* start *

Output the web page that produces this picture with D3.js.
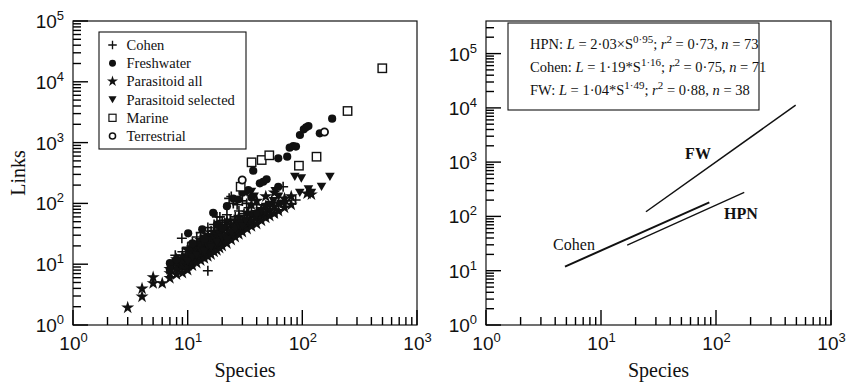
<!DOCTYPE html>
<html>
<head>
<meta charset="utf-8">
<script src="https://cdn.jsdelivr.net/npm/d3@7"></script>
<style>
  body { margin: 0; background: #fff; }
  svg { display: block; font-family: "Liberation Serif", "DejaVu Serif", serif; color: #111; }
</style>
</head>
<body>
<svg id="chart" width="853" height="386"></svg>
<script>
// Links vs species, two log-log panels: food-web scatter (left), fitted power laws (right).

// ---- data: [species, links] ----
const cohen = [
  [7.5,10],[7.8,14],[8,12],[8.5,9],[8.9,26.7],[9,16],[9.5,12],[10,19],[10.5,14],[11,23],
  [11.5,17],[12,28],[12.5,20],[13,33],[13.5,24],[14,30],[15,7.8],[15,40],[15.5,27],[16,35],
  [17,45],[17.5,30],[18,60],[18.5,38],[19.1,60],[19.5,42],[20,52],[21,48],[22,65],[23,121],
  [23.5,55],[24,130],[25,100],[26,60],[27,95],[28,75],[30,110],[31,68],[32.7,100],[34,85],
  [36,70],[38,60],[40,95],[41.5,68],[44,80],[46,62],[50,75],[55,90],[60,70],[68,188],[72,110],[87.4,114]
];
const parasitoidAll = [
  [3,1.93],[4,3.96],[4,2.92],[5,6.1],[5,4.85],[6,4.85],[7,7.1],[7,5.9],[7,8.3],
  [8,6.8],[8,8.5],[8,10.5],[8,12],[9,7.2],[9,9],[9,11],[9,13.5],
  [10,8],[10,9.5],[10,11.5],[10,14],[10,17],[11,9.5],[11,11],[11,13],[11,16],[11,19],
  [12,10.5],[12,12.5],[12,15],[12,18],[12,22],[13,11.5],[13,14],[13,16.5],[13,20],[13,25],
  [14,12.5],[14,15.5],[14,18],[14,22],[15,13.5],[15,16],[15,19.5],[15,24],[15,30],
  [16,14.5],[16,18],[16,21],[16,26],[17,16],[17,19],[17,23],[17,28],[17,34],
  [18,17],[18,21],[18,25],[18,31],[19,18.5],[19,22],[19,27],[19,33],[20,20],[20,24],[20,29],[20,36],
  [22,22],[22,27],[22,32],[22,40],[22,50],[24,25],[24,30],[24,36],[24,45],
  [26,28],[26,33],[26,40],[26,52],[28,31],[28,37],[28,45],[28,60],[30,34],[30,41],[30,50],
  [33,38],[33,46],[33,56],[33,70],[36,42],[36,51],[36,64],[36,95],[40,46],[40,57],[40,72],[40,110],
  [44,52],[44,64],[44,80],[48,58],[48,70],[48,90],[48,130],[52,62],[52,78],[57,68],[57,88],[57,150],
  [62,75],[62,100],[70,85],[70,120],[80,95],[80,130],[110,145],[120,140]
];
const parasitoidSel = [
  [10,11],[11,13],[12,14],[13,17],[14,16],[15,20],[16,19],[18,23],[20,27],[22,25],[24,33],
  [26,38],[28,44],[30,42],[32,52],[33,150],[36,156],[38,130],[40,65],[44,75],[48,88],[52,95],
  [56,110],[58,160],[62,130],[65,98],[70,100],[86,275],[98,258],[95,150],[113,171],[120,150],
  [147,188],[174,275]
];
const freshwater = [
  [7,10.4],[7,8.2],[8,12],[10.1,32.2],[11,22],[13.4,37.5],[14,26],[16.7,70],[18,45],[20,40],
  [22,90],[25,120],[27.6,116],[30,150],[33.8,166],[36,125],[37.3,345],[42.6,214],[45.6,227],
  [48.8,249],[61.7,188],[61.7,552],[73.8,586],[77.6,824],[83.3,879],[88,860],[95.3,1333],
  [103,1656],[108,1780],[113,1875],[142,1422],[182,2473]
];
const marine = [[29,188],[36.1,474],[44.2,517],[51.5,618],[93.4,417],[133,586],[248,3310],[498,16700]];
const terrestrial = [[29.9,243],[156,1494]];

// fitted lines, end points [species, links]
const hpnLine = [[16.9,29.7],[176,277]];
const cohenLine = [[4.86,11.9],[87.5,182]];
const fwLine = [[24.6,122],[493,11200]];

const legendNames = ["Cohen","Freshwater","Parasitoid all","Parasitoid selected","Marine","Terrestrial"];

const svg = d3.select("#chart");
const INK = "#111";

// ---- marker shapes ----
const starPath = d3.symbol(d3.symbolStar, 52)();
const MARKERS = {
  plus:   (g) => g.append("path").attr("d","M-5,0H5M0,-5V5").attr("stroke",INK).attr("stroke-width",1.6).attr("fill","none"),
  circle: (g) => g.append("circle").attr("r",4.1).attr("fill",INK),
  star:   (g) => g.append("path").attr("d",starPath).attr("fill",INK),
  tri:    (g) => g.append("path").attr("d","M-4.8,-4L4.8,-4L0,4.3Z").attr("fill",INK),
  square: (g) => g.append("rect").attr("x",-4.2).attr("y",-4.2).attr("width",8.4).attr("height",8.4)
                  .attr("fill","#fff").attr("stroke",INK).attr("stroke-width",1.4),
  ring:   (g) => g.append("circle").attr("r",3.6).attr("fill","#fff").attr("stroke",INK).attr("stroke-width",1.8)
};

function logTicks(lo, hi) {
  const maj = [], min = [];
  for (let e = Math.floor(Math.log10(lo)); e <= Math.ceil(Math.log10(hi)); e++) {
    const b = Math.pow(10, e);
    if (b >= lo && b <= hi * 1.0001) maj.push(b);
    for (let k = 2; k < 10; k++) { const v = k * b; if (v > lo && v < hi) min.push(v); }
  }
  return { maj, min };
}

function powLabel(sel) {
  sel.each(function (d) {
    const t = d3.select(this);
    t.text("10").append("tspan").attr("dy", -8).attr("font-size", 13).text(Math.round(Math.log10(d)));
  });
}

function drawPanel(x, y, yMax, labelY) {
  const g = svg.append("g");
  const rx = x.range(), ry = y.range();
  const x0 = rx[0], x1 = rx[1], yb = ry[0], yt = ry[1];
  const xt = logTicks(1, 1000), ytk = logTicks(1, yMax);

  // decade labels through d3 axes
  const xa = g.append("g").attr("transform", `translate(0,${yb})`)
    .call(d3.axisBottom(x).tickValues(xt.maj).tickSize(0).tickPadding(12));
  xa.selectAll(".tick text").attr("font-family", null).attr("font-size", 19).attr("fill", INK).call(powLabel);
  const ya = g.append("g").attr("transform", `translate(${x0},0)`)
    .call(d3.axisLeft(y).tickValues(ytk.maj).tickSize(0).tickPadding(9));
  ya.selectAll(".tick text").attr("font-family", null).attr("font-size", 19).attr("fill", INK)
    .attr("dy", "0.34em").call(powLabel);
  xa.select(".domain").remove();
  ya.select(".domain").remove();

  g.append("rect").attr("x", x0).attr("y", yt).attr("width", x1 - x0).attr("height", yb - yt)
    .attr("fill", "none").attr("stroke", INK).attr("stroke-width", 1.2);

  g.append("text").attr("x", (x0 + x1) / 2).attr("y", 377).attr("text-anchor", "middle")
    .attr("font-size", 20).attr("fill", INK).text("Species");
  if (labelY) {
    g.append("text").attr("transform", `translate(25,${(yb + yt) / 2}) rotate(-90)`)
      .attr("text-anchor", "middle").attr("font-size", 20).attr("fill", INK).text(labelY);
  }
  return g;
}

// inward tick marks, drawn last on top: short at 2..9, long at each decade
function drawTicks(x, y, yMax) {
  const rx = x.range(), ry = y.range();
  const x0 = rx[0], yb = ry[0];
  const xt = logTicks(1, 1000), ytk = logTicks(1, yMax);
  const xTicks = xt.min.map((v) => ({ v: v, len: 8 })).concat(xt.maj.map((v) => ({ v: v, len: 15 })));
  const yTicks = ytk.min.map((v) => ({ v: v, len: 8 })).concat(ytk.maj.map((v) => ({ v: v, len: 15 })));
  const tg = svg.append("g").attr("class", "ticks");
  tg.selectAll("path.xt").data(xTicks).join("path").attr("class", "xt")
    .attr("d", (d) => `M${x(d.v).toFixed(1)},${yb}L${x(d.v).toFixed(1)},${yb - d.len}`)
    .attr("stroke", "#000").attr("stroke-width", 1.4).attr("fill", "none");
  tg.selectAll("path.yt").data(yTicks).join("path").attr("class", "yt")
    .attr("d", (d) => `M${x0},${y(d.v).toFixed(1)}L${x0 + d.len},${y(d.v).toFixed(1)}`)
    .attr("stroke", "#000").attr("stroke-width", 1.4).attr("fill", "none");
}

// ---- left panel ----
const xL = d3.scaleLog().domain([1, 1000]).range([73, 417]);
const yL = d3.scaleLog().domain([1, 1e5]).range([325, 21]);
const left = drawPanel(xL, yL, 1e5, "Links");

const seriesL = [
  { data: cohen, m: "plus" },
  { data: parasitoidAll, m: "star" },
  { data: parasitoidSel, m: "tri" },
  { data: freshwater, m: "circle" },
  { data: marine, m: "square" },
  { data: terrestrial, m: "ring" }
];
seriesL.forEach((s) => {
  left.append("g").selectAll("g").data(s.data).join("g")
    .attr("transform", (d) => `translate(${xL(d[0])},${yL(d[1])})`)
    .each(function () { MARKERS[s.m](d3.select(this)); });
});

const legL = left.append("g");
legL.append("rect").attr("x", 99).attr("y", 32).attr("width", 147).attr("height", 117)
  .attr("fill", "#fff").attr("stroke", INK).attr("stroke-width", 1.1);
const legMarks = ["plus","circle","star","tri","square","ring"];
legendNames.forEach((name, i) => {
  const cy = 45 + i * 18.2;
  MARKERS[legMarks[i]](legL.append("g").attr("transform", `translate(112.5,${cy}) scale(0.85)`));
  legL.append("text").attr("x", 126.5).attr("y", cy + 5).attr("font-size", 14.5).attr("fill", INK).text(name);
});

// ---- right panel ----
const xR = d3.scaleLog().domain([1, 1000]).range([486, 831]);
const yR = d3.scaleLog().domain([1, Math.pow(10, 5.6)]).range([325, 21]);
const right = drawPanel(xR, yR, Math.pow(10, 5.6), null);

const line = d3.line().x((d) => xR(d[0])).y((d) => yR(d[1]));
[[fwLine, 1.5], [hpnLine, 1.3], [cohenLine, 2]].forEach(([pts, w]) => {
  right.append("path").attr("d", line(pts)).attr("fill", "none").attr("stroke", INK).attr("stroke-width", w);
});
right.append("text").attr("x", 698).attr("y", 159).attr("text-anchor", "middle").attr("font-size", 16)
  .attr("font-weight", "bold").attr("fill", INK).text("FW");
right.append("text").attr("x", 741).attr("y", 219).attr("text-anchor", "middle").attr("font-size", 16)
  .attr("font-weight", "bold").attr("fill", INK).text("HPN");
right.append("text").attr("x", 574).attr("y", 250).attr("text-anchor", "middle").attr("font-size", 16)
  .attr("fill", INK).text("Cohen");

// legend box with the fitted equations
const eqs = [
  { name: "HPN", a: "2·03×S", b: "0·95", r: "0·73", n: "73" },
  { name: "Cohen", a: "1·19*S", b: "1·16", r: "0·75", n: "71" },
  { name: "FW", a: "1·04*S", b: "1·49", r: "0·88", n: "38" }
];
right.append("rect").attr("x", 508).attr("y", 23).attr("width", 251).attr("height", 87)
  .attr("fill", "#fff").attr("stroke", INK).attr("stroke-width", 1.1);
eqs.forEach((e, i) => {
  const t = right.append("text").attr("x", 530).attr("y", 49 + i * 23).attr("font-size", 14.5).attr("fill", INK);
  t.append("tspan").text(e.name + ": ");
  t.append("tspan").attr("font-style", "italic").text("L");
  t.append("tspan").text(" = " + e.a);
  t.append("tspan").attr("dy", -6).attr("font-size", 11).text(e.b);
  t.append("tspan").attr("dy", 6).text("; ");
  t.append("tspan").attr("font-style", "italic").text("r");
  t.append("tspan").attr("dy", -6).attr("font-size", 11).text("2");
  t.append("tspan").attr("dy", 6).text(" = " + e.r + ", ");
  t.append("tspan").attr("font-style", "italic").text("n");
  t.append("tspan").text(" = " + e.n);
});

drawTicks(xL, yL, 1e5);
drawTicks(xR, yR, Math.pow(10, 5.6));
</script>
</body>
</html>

* end *

* _WHAT YOU ARE ASKED TO DO_
The lines from the start of the data through the line that contains "power laws (right)." are to be returned exactly, please, with both ends included and every picture left out.

* _WRITTEN REPLY_
Output the web page that produces this picture with D3.js.
<!DOCTYPE html>
<html>
<head>
<meta charset="utf-8">
<script src="https://cdn.jsdelivr.net/npm/d3@7"></script>
<style>
  body { margin: 0; background: #fff; }
  svg { display: block; font-family: "Liberation Serif", "DejaVu Serif", serif; color: #111; }
</style>
</head>
<body>
<svg id="chart" width="853" height="386"></svg>
<script>
// Links vs species, two log-log panels: food-web scatter (left), fitted power laws (right).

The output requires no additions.